Dataset items:
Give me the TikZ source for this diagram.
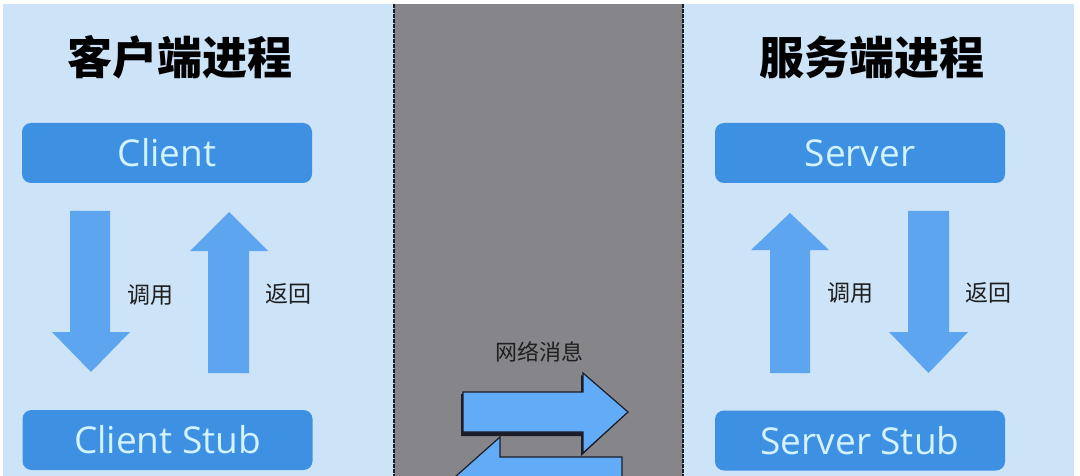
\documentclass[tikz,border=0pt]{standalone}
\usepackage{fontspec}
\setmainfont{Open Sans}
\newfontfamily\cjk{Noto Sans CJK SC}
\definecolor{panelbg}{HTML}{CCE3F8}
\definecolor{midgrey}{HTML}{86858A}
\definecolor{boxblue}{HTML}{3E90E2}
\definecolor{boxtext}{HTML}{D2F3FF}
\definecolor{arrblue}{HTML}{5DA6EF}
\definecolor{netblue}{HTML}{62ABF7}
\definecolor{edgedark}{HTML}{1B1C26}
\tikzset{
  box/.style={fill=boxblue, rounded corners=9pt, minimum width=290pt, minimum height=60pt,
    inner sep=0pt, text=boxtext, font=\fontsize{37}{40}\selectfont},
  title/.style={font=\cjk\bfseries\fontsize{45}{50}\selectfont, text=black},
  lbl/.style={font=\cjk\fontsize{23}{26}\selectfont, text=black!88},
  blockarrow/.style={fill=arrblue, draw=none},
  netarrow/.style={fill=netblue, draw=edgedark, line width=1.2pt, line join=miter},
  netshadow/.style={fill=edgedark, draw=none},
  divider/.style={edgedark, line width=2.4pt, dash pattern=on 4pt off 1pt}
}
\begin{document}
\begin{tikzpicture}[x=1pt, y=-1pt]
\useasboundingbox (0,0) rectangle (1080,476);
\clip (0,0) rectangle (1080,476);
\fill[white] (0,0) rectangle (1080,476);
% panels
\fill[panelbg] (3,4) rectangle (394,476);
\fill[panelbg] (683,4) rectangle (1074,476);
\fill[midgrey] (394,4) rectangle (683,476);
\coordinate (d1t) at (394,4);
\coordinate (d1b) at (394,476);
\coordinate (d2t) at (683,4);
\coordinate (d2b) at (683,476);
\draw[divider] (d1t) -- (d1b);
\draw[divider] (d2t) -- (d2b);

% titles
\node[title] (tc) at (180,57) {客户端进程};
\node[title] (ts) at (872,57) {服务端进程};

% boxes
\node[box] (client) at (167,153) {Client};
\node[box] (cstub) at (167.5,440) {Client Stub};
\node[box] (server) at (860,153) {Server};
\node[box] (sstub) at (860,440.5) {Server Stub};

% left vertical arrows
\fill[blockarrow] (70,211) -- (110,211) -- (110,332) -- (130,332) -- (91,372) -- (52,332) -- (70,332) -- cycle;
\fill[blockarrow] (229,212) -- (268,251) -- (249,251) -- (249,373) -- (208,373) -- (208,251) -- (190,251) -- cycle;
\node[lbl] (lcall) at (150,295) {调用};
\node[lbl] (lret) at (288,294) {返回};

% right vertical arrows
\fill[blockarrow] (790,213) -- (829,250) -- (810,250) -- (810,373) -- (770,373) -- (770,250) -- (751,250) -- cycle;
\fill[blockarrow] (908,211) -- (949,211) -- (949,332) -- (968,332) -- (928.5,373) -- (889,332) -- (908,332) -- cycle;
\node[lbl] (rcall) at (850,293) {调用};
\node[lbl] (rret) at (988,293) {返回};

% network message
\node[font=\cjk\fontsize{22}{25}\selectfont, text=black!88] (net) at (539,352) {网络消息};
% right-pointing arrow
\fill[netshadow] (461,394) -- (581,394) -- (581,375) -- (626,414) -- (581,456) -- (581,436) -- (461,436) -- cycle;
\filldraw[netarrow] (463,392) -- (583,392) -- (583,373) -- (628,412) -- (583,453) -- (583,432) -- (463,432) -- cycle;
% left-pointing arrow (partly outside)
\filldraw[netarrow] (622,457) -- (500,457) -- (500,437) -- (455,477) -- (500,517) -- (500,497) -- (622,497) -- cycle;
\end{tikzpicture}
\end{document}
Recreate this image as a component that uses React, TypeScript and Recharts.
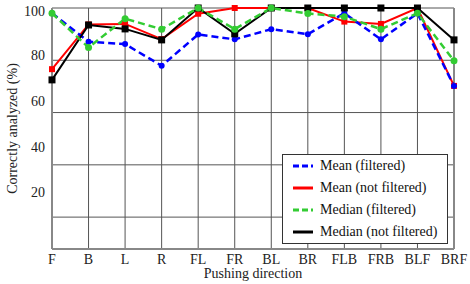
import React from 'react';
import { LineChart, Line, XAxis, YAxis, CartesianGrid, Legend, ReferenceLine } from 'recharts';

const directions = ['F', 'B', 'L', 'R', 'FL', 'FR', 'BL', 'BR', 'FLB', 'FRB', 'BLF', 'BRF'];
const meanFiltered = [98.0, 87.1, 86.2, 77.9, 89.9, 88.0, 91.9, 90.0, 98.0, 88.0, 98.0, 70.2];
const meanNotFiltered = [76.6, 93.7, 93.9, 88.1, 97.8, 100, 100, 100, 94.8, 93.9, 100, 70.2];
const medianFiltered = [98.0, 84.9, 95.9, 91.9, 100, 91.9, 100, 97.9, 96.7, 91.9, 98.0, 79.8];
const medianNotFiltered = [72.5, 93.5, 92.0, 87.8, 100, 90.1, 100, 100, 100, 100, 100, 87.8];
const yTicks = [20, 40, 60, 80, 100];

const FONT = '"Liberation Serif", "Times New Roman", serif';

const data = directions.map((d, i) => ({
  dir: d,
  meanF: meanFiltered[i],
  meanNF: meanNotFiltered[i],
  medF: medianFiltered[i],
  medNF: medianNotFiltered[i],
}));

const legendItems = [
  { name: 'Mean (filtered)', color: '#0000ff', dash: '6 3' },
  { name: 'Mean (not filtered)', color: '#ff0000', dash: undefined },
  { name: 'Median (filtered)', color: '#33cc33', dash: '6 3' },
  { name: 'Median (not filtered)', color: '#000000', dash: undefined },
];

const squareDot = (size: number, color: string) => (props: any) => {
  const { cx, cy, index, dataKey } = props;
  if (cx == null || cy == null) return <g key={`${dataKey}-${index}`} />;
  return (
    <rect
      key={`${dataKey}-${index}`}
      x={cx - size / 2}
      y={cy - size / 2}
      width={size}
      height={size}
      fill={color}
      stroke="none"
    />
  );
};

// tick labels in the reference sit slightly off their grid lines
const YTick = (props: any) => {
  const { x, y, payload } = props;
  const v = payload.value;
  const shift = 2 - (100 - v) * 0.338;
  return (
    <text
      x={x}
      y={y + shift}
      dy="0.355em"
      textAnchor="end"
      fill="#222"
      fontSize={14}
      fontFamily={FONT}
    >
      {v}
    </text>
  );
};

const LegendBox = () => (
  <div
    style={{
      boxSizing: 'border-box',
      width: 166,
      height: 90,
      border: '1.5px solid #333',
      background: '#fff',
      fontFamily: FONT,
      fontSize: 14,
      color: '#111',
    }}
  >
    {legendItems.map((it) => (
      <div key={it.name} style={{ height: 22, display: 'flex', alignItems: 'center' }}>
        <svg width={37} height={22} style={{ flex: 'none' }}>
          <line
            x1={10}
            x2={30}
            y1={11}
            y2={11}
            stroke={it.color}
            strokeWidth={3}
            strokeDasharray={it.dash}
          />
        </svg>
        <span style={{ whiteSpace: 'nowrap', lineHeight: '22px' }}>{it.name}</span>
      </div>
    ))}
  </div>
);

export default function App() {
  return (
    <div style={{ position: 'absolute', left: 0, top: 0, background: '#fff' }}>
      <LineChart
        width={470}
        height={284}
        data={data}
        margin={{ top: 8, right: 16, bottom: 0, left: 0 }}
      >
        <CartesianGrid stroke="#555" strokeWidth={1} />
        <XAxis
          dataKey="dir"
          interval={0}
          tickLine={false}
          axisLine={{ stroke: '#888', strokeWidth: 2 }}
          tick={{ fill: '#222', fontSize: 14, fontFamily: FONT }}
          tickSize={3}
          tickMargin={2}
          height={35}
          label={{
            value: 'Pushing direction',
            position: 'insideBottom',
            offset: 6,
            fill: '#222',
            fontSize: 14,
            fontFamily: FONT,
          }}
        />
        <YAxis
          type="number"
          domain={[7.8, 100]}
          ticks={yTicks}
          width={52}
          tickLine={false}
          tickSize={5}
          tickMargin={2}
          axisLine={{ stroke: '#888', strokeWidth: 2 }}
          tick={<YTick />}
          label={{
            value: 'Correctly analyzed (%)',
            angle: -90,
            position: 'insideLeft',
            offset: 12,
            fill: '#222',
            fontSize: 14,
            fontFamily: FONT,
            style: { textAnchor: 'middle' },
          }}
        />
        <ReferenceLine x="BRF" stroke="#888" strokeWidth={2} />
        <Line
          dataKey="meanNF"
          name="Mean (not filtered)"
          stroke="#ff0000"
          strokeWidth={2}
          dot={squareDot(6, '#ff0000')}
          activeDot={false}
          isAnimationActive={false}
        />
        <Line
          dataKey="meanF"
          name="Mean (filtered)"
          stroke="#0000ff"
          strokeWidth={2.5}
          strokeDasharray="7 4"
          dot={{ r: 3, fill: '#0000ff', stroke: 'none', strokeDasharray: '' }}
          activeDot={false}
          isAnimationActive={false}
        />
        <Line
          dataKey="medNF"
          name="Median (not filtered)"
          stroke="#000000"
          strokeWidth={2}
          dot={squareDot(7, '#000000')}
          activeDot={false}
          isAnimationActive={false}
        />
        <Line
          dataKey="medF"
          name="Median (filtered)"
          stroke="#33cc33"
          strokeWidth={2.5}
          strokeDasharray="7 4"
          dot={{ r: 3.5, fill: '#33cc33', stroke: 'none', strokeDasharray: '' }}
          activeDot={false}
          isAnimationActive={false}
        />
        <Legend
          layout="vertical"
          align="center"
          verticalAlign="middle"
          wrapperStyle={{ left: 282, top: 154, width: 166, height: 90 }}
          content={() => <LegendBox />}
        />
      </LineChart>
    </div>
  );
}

[Aim]:
From the first line of the listing above, repeat every line through the one holding "(lret) at (288,294)". Both ends count, and pictures stay out.

[Finished answer]:
Give me the TikZ source for this diagram.
\documentclass[tikz,border=0pt]{standalone}
\usepackage{fontspec}
\setmainfont{Open Sans}
\newfontfamily\cjk{Noto Sans CJK SC}
\definecolor{panelbg}{HTML}{CCE3F8}
\definecolor{midgrey}{HTML}{86858A}
\definecolor{boxblue}{HTML}{3E90E2}
\definecolor{boxtext}{HTML}{D2F3FF}
\definecolor{arrblue}{HTML}{5DA6EF}
\definecolor{netblue}{HTML}{62ABF7}
\definecolor{edgedark}{HTML}{1B1C26}
\tikzset{
  box/.style={fill=boxblue, rounded corners=9pt, minimum width=290pt, minimum height=60pt,
    inner sep=0pt, text=boxtext, font=\fontsize{37}{40}\selectfont},
  title/.style={font=\cjk\bfseries\fontsize{45}{50}\selectfont, text=black},
  lbl/.style={font=\cjk\fontsize{23}{26}\selectfont, text=black!88},
  blockarrow/.style={fill=arrblue, draw=none},
  netarrow/.style={fill=netblue, draw=edgedark, line width=1.2pt, line join=miter},
  netshadow/.style={fill=edgedark, draw=none},
  divider/.style={edgedark, line width=2.4pt, dash pattern=on 4pt off 1pt}
}
\begin{document}
\begin{tikzpicture}[x=1pt, y=-1pt]
\useasboundingbox (0,0) rectangle (1080,476);
\clip (0,0) rectangle (1080,476);
\fill[white] (0,0) rectangle (1080,476);
% panels
\fill[panelbg] (3,4) rectangle (394,476);
\fill[panelbg] (683,4) rectangle (1074,476);
\fill[midgrey] (394,4) rectangle (683,476);
\coordinate (d1t) at (394,4);
\coordinate (d1b) at (394,476);
\coordinate (d2t) at (683,4);
\coordinate (d2b) at (683,476);
\draw[divider] (d1t) -- (d1b);
\draw[divider] (d2t) -- (d2b);

% titles
\node[title] (tc) at (180,57) {客户端进程};
\node[title] (ts) at (872,57) {服务端进程};

% boxes
\node[box] (client) at (167,153) {Client};
\node[box] (cstub) at (167.5,440) {Client Stub};
\node[box] (server) at (860,153) {Server};
\node[box] (sstub) at (860,440.5) {Server Stub};

% left vertical arrows
\fill[blockarrow] (70,211) -- (110,211) -- (110,332) -- (130,332) -- (91,372) -- (52,332) -- (70,332) -- cycle;
\fill[blockarrow] (229,212) -- (268,251) -- (249,251) -- (249,373) -- (208,373) -- (208,251) -- (190,251) -- cycle;
\node[lbl] (lcall) at (150,295) {调用};
\node[lbl] (lret) at (288,294) {返回};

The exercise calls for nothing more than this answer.